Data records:
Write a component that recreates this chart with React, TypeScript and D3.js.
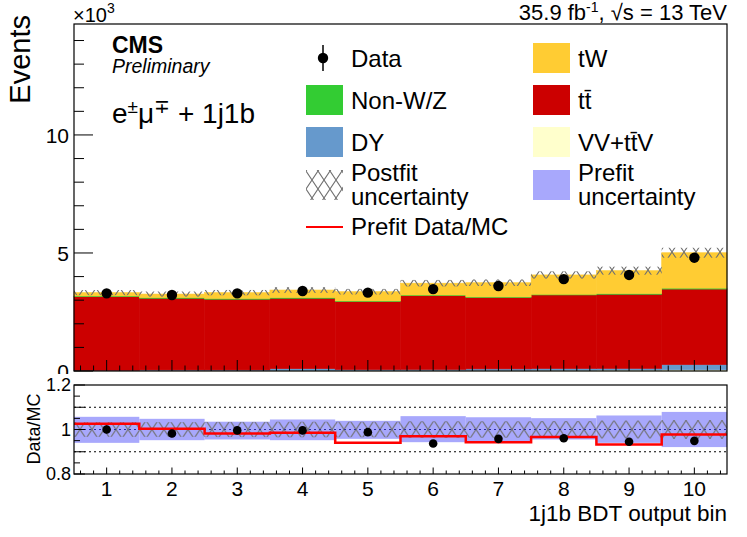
import * as d3 from 'd3';

const W = 747;
const H = 537;
const FONT = '"Liberation Sans", Arial, Helvetica, sans-serif';

// panel geometry
const [pl, pr] = [74, 727];
const [mainTop, mainBot] = [24, 371];
const [ratTop, ratBot] = [385, 474];

// values (events per bin)
const bins = [1, 2, 3, 4, 5, 6, 7, 8, 9, 10];
const dataEvents = [3290, 3220, 3290, 3390, 3320, 3470, 3600, 3890, 4070, 4800];
const vvttv = [10, 15, 15, 20, 20, 25, 30, 35, 40, 50];
const dyEvents = [20, 30, 30, 80, 40, 40, 60, 70, 70, 220];
const ttbar = [3120, 3035, 2995, 2980, 2880, 3125, 3020, 3115, 3140, 3200];
const nonWZ = [30, 30, 30, 30, 30, 30, 30, 30, 30, 40];
const tW = [140, 150, 250, 320, 390, 500, 600, 820, 970, 1500];
const postfitRelUnc = [0.033, 0.033, 0.034, 0.035, 0.035, 0.037, 0.037, 0.038, 0.04, 0.042];

// ratio panel
const ratioData = [1.0, 0.982, 0.996, 0.996, 0.988, 0.937, 0.958, 0.961, 0.945, 0.949];
const prefitRatio = [1.026, 1.003, 0.982, 0.985, 0.94, 0.97, 0.943, 0.966, 0.933, 0.978];
const prefitUp = [1.057, 1.048, 1.035, 1.045, 1.039, 1.06, 1.055, 1.051, 1.063, 1.079];
const prefitDown = [0.94, 0.952, 0.955, 0.952, 0.958, 0.943, 0.948, 0.955, 0.94, 0.921];

const mainTicks = [0, 5000, 10000];
const ratioTicks = [0.8, 1, 1.2];

const colors = {
    vv: '#ffffcc',
    dy: '#6699cc',
    tt: '#cc0000',
    nonwz: '#33cc33',
    tw: '#ffcc33',
    prefit: '#a8a8fc',
    hatch: '#707070'
};

const stackKeys = ['vv', 'dy', 'tt', 'nonwz', 'tw'] as const;
type Row = { bin: number; vv: number; dy: number; tt: number; nonwz: number; tw: number };

const rows: Row[] = bins.map((b, i) => ({
    bin: b,
    vv: vvttv[i],
    dy: dyEvents[i],
    tt: ttbar[i],
    nonwz: nonWZ[i],
    tw: tW[i]
}));

export default function App() {
    const x = d3.scaleLinear().domain([0.5, 10.5]).range([pl, pr]);
    const y = d3.scaleLinear().domain([0, 14700]).range([mainBot, mainTop]);
    const yr = d3.scaleLinear().domain([0.8, 1.2]).range([ratBot, ratTop]);

    const series = d3.stack<Row>().keys(stackKeys as unknown as string[])(rows);
    const totals = rows.map((r) => r.vv + r.dy + r.tt + r.nonwz + r.tw);

    const xMinor = d3.range(3, 53).map((k) => k / 5);
    const yMinor = d3.range(0, 15).map((k) => k * 1000);
    const rMinor = d3.range(16, 25).map((k) => k / 20);

    const stepLine = d3
        .line<[number, number]>()
        .x((d) => x(d[0]))
        .y((d) => yr(d[1]))
        .curve(d3.curveStepAfter);
    const prefitPts: [number, number][] = bins.map((b, i) => [b - 0.5, prefitRatio[i]]);
    prefitPts.push([10.5, prefitRatio[prefitRatio.length - 1]]);

    const binX = (b: number) => x(b - 0.5);
    const binW = x(1.5) - x(0.5);

    const legendText = { fontSize: 24, fontFamily: FONT };

    return (
        <svg width={W} height={H} style={{ position: 'absolute', left: 0, top: 0, background: '#fff' }}>
            <defs>
                <pattern id="hatch" patternUnits="userSpaceOnUse" x={0} y={0} width={12} height={18}>
                    <path d="M0,0L12,18M12,0L0,18" stroke={colors.hatch} strokeWidth={1.1} />
                </pattern>
                <pattern id="hatchR" patternUnits="userSpaceOnUse" x={pl} y={yr(1) - 9} width={12} height={18}>
                    <path d="M0,0L12,18M12,0L0,18" stroke={colors.hatch} strokeWidth={1.1} />
                </pattern>
                <clipPath id="ratioClip">
                    <rect x={pl} y={ratTop} width={pr - pl} height={ratBot - ratTop} />
                </clipPath>
            </defs>

            {/* main panel tick labels (the ratio pad covers the lower part of the "0") */}
            {mainTicks.map((v) => (
                <text key={v} x={69} y={y(v)} dy="0.36em" textAnchor="end" fontSize={21} fontFamily={FONT}>
                    {v / 1000}
                </text>
            ))}

            {/* stacked histograms */}
            {series.map((s) => (
                <g key={s.key} fill={colors[s.key as keyof typeof colors]} stroke={colors[s.key as keyof typeof colors]} strokeWidth={0.6}>
                    {s.map((d, i) => (
                        <rect
                            key={i}
                            x={binX(bins[i])}
                            width={binW}
                            y={y(d[1])}
                            height={Math.max(0, y(d[0]) - y(d[1]))}
                        />
                    ))}
                </g>
            ))}

            {/* postfit uncertainty on the stack */}
            {bins.map((b, i) => (
                <rect
                    key={b}
                    x={binX(b)}
                    width={binW}
                    y={y(totals[i] * (1 + postfitRelUnc[i]))}
                    height={y(totals[i] * (1 - postfitRelUnc[i])) - y(totals[i] * (1 + postfitRelUnc[i]))}
                    fill="url(#hatch)"
                />
            ))}

            {/* data */}
            {bins.map((b, i) => (
                <g key={b}>
                    <line
                        x1={x(b)}
                        x2={x(b)}
                        y1={y(dataEvents[i] + Math.sqrt(dataEvents[i]))}
                        y2={y(dataEvents[i] - Math.sqrt(dataEvents[i]))}
                        stroke="#000"
                    />
                    <circle cx={x(b)} cy={y(dataEvents[i])} r={5.2} fill="#000" />
                </g>
            ))}

            {/* main frame and ticks */}
            <rect x={pl} y={mainTop} width={pr - pl} height={mainBot - mainTop} fill="none" stroke="#000" strokeWidth={1.2} />
            {yMinor.map((v) => (
                <line key={v} x1={pl} x2={pl + (v % 5000 === 0 ? 19 : 10)} y1={y(v)} y2={y(v)} stroke="#000" />
            ))}
            {xMinor.map((v) => (
                <line
                    key={v}
                    x1={x(v)}
                    x2={x(v)}
                    y1={mainBot}
                    y2={mainBot - (Math.abs(v - Math.round(v)) < 1e-6 ? 11 : 5.5)}
                    stroke="#000"
                />
            ))}
            <text x={73} y={22} fontSize={20} fontFamily={FONT}>
                ×10<tspan dy={-9} fontSize={14}>3</tspan>
            </text>
            <text transform="translate(30,15) rotate(-90)" textAnchor="end" fontSize={29} fontFamily={FONT}>
                Events
            </text>
            <text x={727} y={20} textAnchor="end" fontSize={22} fontFamily={FONT}>
                35.9 fb<tspan dy={-8} fontSize={14}>-1</tspan>
                <tspan dy={8}>, √s = 13 TeV</tspan>
            </text>

            {/* CMS labels */}
            <text x={112} y={53} fontSize={23} fontWeight="bold" fontFamily={FONT}>
                CMS
            </text>
            <text x={112} y={73} fontSize={19.5} fontStyle="italic" fontFamily={FONT}>
                Preliminary
            </text>
            <text x={112} y={123} fontSize={28} fontFamily={FONT}>
                e<tspan dy={-10} fontSize={19}>±</tspan>
                <tspan dy={10}>μ</tspan>
                <tspan dy={-10} fontSize={19}>∓</tspan>
                <tspan dy={10}> + 1j1b</tspan>
            </text>

            {/* legend, left column */}
            <line x1={323} x2={323} y1={45} y2={71} stroke="#000" strokeWidth={1.5} />
            <circle cx={323} cy={58} r={5.2} fill="#000" />
            <text x={351} y={66.5} {...legendText}>Data</text>
            <rect x={306} y={85} width={37} height={30} fill={colors.nonwz} />
            <text x={351} y={108.5} {...legendText}>Non-W/Z</text>
            <rect x={306} y={127} width={37} height={30} fill={colors.dy} />
            <text x={351} y={150.5} {...legendText}>DY</text>
            <rect x={306} y={170} width={37} height={30} fill="url(#hatch)" />
            <text x={351} y={181} {...legendText}>Postfit</text>
            <text x={351} y={205} {...legendText}>uncertainty</text>
            <line x1={306} x2={343} y1={227} y2={227} stroke="#ff0000" strokeWidth={2} />
            <text x={351} y={234.5} {...legendText}>Prefit Data/MC</text>

            {/* legend, right column */}
            <rect x={533} y={43} width={37} height={30} fill={colors.tw} />
            <text x={578} y={66.5} {...legendText}>tW</text>
            <rect x={533} y={85} width={37} height={30} fill={colors.tt} />
            <text x={578} y={108.5} {...legendText}>tt̄</text>
            <rect x={533} y={127} width={37} height={30} fill={colors.vv} />
            <text x={578} y={150.5} {...legendText}>VV+tt̄V</text>
            <rect x={533} y={170} width={37} height={30} fill={colors.prefit} />
            <text x={578} y={181} {...legendText}>Prefit</text>
            <text x={578} y={205} {...legendText}>uncertainty</text>

            {/* ratio pad background */}
            <rect x={0} y={374} width={W} height={H - 374} fill="#fff" />

            {/* ratio panel */}
            <g clipPath="url(#ratioClip)">
                {bins.map((b, i) => (
                    <rect
                        key={b}
                        x={binX(b)}
                        width={binW}
                        y={yr(prefitUp[i])}
                        height={yr(prefitDown[i]) - yr(prefitUp[i])}
                        fill={colors.prefit}
                    />
                ))}
                {bins.map((b, i) => (
                    <rect
                        key={b}
                        x={binX(b)}
                        width={binW}
                        y={yr(1 + postfitRelUnc[i])}
                        height={yr(1 - postfitRelUnc[i]) - yr(1 + postfitRelUnc[i])}
                        fill="url(#hatchR)"
                    />
                ))}
                {[1.1, 0.9].map((v) => (
                    <line key={v} x1={pl} x2={pr} y1={yr(v)} y2={yr(v)} stroke="#000" strokeDasharray="2,3" />
                ))}
                <line x1={pl} x2={pr} y1={yr(1)} y2={yr(1)} stroke="#2a2aa0" strokeDasharray="2,3" />
                <path d={stepLine(prefitPts) ?? ''} fill="none" stroke="#ff0000" strokeWidth={2.5} />
                {bins.map((b, i) => {
                    const err = Math.sqrt(dataEvents[i]) / totals[i];
                    return (
                        <g key={b}>
                            <line
                                x1={x(b)}
                                x2={x(b)}
                                y1={yr(ratioData[i] + err)}
                                y2={yr(ratioData[i] - err)}
                                stroke="#000"
                            />
                            <circle cx={x(b)} cy={yr(ratioData[i])} r={4.3} fill="#000" />
                        </g>
                    );
                })}
            </g>
            <rect x={pl} y={ratTop} width={pr - pl} height={ratBot - ratTop} fill="none" stroke="#000" strokeWidth={1.2} />
            {rMinor.map((v) => (
                <line
                    key={v}
                    x1={pl}
                    x2={pl + (Math.round(v * 20) % 2 === 0 ? 11 : 6)}
                    y1={yr(v)}
                    y2={yr(v)}
                    stroke="#000"
                />
            ))}
            {xMinor.map((v) => (
                <line
                    key={v}
                    x1={x(v)}
                    x2={x(v)}
                    y1={ratBot}
                    y2={ratBot - (Math.abs(v - Math.round(v)) < 1e-6 ? 6.5 : 3.5)}
                    stroke="#000"
                />
            ))}
            {ratioTicks.map((v) => (
                <text key={v} x={71} y={yr(v)} dy="0.36em" textAnchor="end" fontSize={18} fontFamily={FONT}>
                    {v}
                </text>
            ))}
            {bins.map((b) => (
                <text key={b} x={x(b)} y={496} textAnchor="middle" fontSize={21} fontFamily={FONT}>
                    {b}
                </text>
            ))}
            <text transform="translate(40,429) rotate(-90)" textAnchor="middle" fontSize={18} fontFamily={FONT}>
                Data/MC
            </text>
            <text x={727} y={521} textAnchor="end" fontSize={22.5} fontFamily={FONT}>
                1j1b BDT output bin
            </text>
        </svg>
    );
}
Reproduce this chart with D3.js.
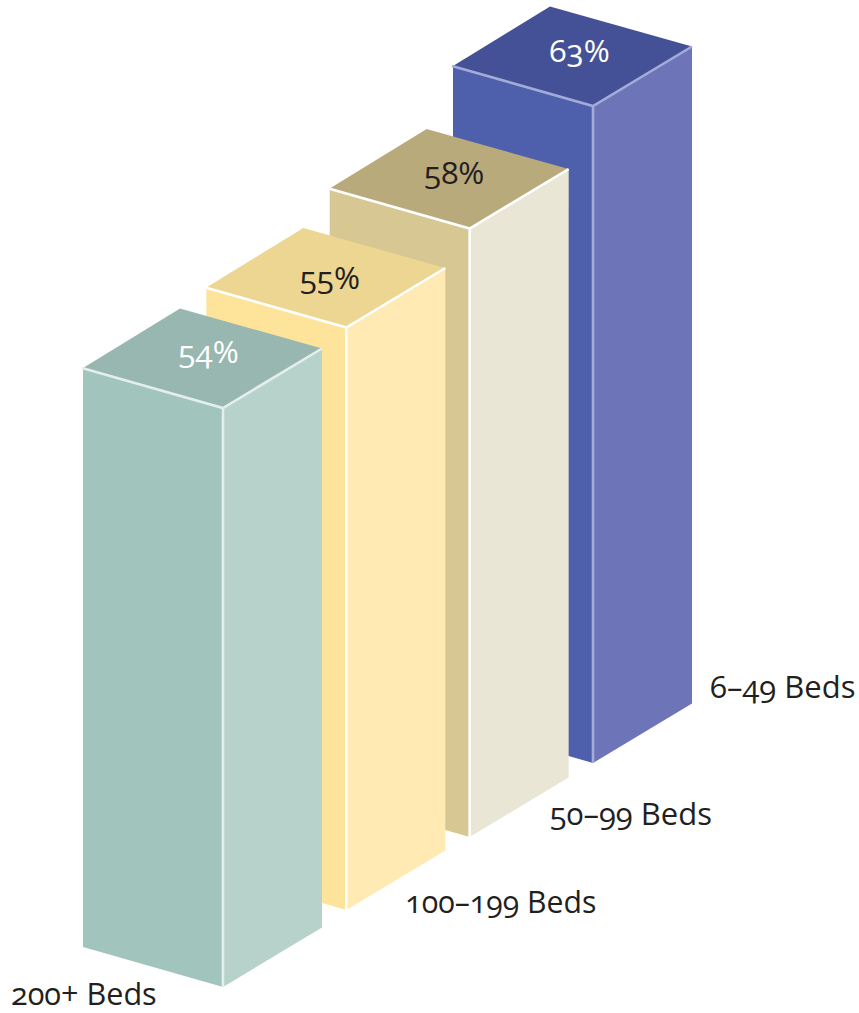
<!DOCTYPE html>
<html><head><meta charset="utf-8">
<script src="https://cdn.jsdelivr.net/npm/d3@7/dist/d3.min.js"></script>
<style>html,body{margin:0;background:#fff}svg{display:block}
text{font-family:"Open Sans",sans-serif;font-variant-numeric:oldstyle-nums;font-feature-settings:"onum" 1}</style>
</head><body><script>
const categories = ["200+ Beds","100–199 Beds","50–99 Beds","6–49 Beds"];
const values = [54,55,58,63];
const valueLabels = ["54%","55%","58%","63%"];

const W=859,H=1013;
const frontColors=["#a1c5bc","#fee39b","#d7c793","#4e60ab"];
const sideColors=["#b7d1cb","#feeab2","#eae6d6","#6d75b8"];
const topColors=["#98b7b0","#edd592","#b9aa7c","#445196"];
const edgeColors=["#e4eeeb","#ffffff","#ffffff","#a3abd9"];
const valueColors=["#ffffff","#231f20","#231f20","#ffffff"];
const catOffset=[[-212,18],[59,3],[80,-12],[117,-65]];
const catSize=[30.6,30.2,31,31];
const valOffset=[[6,5],[4,11],[5,5],[7,6]];

const x=d3.scalePoint().domain(categories).range([223,593]);
const y=d3.scaleOrdinal().domain(categories).range([987,910,837,763]);
const h=d3.scaleLinear().domain([54,55,58,63]).range([579,582.5,608.5,657]);
const L={dx:-140,dy:-40},R={dx:99,dy:-59.5};

const svg=d3.select("body").append("svg").attr("width",W).attr("height",H);
const line=d3.line();
const bars=svg.selectAll("g.bar").data(categories.map((c,i)=>({c,v:values[i],i})).reverse())
 .join("g").attr("class","bar");
function geo(d){
  const fx=x(d.c),by=y(d.c),ty=by-h(d.v);
  return {fx,by,ty};
}
bars.append("path").attr("fill",d=>frontColors[d.i]).attr("d",d=>{const g=geo(d);
  return line([[g.fx,g.ty],[g.fx+L.dx,g.ty+L.dy],[g.fx+L.dx,g.by+L.dy],[g.fx,g.by]])+"Z";});
bars.append("path").attr("fill",d=>sideColors[d.i]).attr("d",d=>{const g=geo(d);
  return line([[g.fx,g.ty],[g.fx+R.dx,g.ty+R.dy],[g.fx+R.dx,g.by+R.dy],[g.fx,g.by]])+"Z";});
bars.append("path").attr("fill",d=>topColors[d.i]).attr("d",d=>{const g=geo(d);
  return line([[g.fx,g.ty],[g.fx+L.dx,g.ty+L.dy],[g.fx+L.dx+R.dx-2,g.ty+L.dy+R.dy],[g.fx+R.dx,g.ty+R.dy]])+"Z";});
bars.append("path").attr("fill","none").attr("stroke",d=>edgeColors[d.i]).attr("stroke-width",2.6)
 .attr("d",d=>{const g=geo(d);
  return line([[g.fx+L.dx-1,g.ty+L.dy],[g.fx,g.ty],[g.fx+R.dx,g.ty+R.dy]])+line([[g.fx,g.ty],[g.fx,g.by]]);});
bars.append("text").attr("text-anchor","middle").attr("font-size",31.5).attr("fill",d=>valueColors[d.i])
 .attr("x",d=>{const g=geo(d);return g.fx+L.dx/2+R.dx/2+valOffset[d.i][0];})
 .attr("y",d=>{const g=geo(d);return g.ty+(L.dy+R.dy)/2+valOffset[d.i][1];})
 .text(d=>valueLabels[d.i]);
bars.append("text").attr("font-size",d=>catSize[d.i]).attr("fill","#231f20")
 .attr("x",d=>x(d.c)+catOffset[d.i][0])
 .attr("y",d=>y(d.c)+catOffset[d.i][1])
 .text(d=>d.c);
</script></body></html>
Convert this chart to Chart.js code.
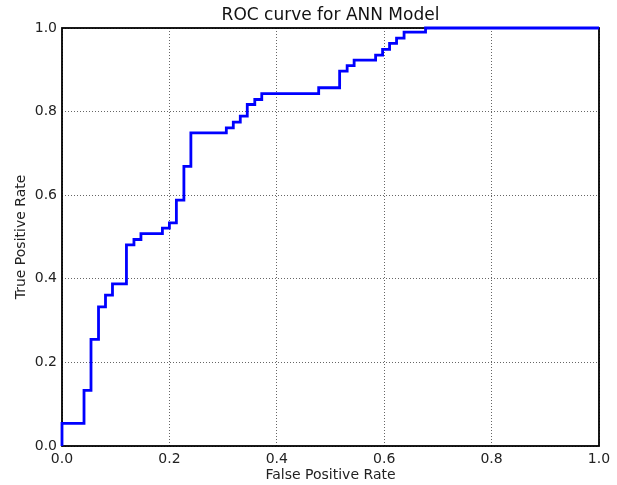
<!DOCTYPE html>
<html>
<head>
<meta charset="utf-8">
<script src="https://cdn.jsdelivr.net/npm/chart.js@4"></script>
<style>
  html, body { margin: 0; padding: 0; background: #fff; }
  #wrap { width: 617px; height: 485px; }
</style>
</head>
<body>
<div id="wrap"><canvas id="roc"></canvas></div>
<script>
const TITLE = 'ROC curve for ANN Model';
const X_LABEL = 'False Positive Rate';
const Y_LABEL = 'True Positive Rate';
const TICKS = [0.0, 0.2, 0.4, 0.6, 0.8, 1.0];

// corner points of the ROC step curve
const fpr = [
  0, 0, 0.041, 0.041, 0.054, 0.054, 0.068, 0.068, 0.081, 0.081,
  0.094, 0.094, 0.12, 0.12, 0.134, 0.134, 0.147, 0.147, 0.187, 0.187,
  0.2, 0.2, 0.213, 0.213, 0.227, 0.227, 0.24, 0.24, 0.306, 0.306,
  0.319, 0.319, 0.332, 0.332, 0.345, 0.345, 0.359, 0.359, 0.372, 0.372,
  0.478, 0.478, 0.517, 0.517, 0.531, 0.531, 0.544, 0.544, 0.584, 0.584,
  0.597, 0.597, 0.61, 0.61, 0.623, 0.623, 0.637, 0.637, 0.677, 0.677,
  1.0,
];
const tpr = [
  0, 0.054, 0.054, 0.133, 0.133, 0.255, 0.255, 0.333, 0.333, 0.361,
  0.361, 0.388, 0.388, 0.481, 0.481, 0.494, 0.494, 0.508, 0.508, 0.521,
  0.521, 0.534, 0.534, 0.588, 0.588, 0.669, 0.669, 0.749, 0.749, 0.761,
  0.761, 0.775, 0.775, 0.789, 0.789, 0.817, 0.817, 0.829, 0.829, 0.843,
  0.843, 0.857, 0.857, 0.897, 0.897, 0.91, 0.91, 0.923, 0.923, 0.935,
  0.935, 0.949, 0.949, 0.963, 0.963, 0.976, 0.976, 0.99, 0.99, 1.0,
  1.0,
];

const FONT = 'DejaVu Sans';

// black frame round the plot area, drawn under the curve
const frame = {
  id: 'frame',
  beforeDatasetsDraw(chart) {
    const { ctx, chartArea: a } = chart;
    ctx.save();
    ctx.strokeStyle = '#000';
    ctx.lineWidth = 1.8;
    ctx.strokeRect(a.left, a.top, a.right - a.left, a.bottom - a.top);
    ctx.restore();
  },
};

function axis(label, fit) {
  return {
    type: 'linear',
    min: 0,
    max: 1,
    afterBuildTicks: (s) => { s.ticks = TICKS.map((v) => ({ value: v })); },
    afterFit: fit,
    ticks: {
      color: '#222',
      padding: 5,
      font: { family: FONT, size: 14 },
      callback: (v) => Number(v).toFixed(1),
    },
    grid: { color: '#666', lineWidth: 1, drawTicks: false },
    border: { display: false, dash: [1, 2] },
    title: {
      display: true,
      text: label,
      color: '#222',
      font: { family: FONT, size: 14 },
    },
  };
}

const xAxis = axis(X_LABEL, (s) => { s.height = 39; });
xAxis.title.padding = { top: 0, bottom: 1 };
const yAxis = axis(Y_LABEL, (s) => { s.width = 62; });
yAxis.title.padding = { top: 13, bottom: 0 };

new Chart(document.getElementById('roc'), {
  type: 'scatter',
  data: {
    datasets: [{
      data: fpr.map((x, i) => ({ x, y: tpr[i] })),
      showLine: true,
      borderColor: '#0000ff',
      borderWidth: 2.8,
      pointRadius: 0,
      tension: 0,
      clip: 3,
    }],
  },
  options: {
    responsive: true,
    maintainAspectRatio: false,
    animation: false,
    layout: { padding: { left: 0, right: 18, top: 0, bottom: 0 } },
    plugins: {
      legend: { display: false },
      tooltip: { enabled: false },
      title: {
        display: true,
        text: TITLE,
        fullSize: false,
        color: '#111',
        font: { family: FONT, size: 17, weight: 'normal', lineHeight: 1.2 },
        padding: { top: 5.5, bottom: 2.1 },
      },
    },
    scales: { x: xAxis, y: yAxis },
  },
  plugins: [frame],
});
</script>
</body>
</html>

Set task :: Repeat only the lines from the beginning of the material through the line containing "const [ratTop, ratBot] = [385, 474];", both ends kept, leaving pictures out.

Answer to this task ::
Write a component that recreates this chart with React, TypeScript and D3.js.
import * as d3 from 'd3';

const W = 747;
const H = 537;
const FONT = '"Liberation Sans", Arial, Helvetica, sans-serif';

// panel geometry
const [pl, pr] = [74, 727];
const [mainTop, mainBot] = [24, 371];
const [ratTop, ratBot] = [385, 474];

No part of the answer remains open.